Desde esa lógica, y luego de graduarse como profesor en el Joaquín V. González, enseñó literatura en el secundario hasta que al poco tiempo perdió la paciencia. Más tarde Elvira Arnoux lo convocó para trabajar en el CBC, y luego vino la cátedra Literatura del Siglo XX en la UBA, la dirección de una maestría en la Untref.
La enseñanza de la literatura, dice, siempre oscila entre dos posturas: la de Humpty Dumpty, el personaje de Lewis Carroll, que tiene una visión dogmática, y la de Roland Barthes, que ve a la literatura como mathesis y plantea que eso es lo único que hay que enseñar, perspectiva a la que Platón se hubiera opuesto: la expulsión de los poetas se debe, entre otras cosas, a que a través de ellos se aprendía –y mal– sobre todas las cosas.
Pero a Link no le cae bien Platón: “El pensamiento griego es diurno, solar, apolíneo, olímpico. De allí las continuas sospechas sobre los poetas, adoradores de la luna, nocturnos, siempre al borde de las herejías autóctonas”, dice, y se afirma en la postura de Barthes:
—La literatura incluye todos los demás saberes. Pero además, la literatura es un tipo de saber que permite enfrentar todo dogmatismo, porque el texto es, por definición, un espacio de despoder, de desposesión. Al escribir un texto, un autor sabe que ese texto será leído de cualquier forma, no necesariamente como él quiera o ha previsto. Esa declinación del poder, que es el poder de la ley, es lo que la literatura conserva como su mejor tesoro. Nos parece razonable enseñar a leer la ley para que todos sepan a qué atenerse (qué penas les corresponderán cuando no la cumplan). Mucho más útil es enseñar a leer textos, porque eso permitirá, más tarde o más temprano, comprender el carácter histórico, es decir, convencional, de la ley y, en el mejor de los casos, abolir las que atentan contra el recto ejercicio de la democracia y de la soberanía sobre sí.
Al leer a Link, o escucharlo, a veces se tiene la sensación de que lo ha leído todo, como si todavía lo habitara ese niño enfermizo que lee, de algún modo, para sobrevivir.

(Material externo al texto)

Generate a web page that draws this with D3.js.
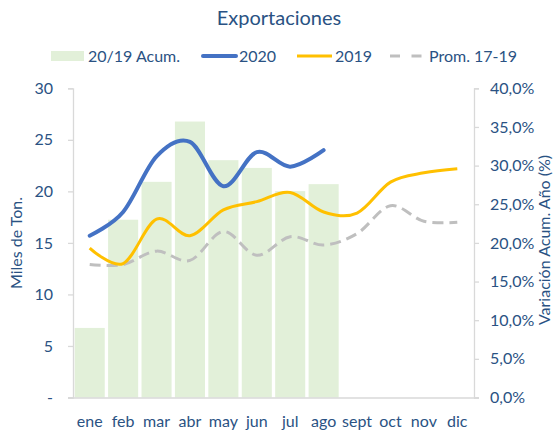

—No, qué voy a haber leído todo. No leí el Finnegans Wake y del Ulysses leí capítulos sueltos, nunca el libro entero. Una vez cometí la jactancia de decidir que no iba a leer la sección del Paraíso de La Divina Comedia dantesca porque lo consideraba aburrido. Lecturas pendientes tengo muchas, pero cambia el ritmo. Con los años uno adopta la máxima estoica de que mejor que leer muchos libros es leer uno solo, pero leerlo bien, lentamente, saboreándolo, escuchando la respiración del que allí apenas vive, pero vive todavía.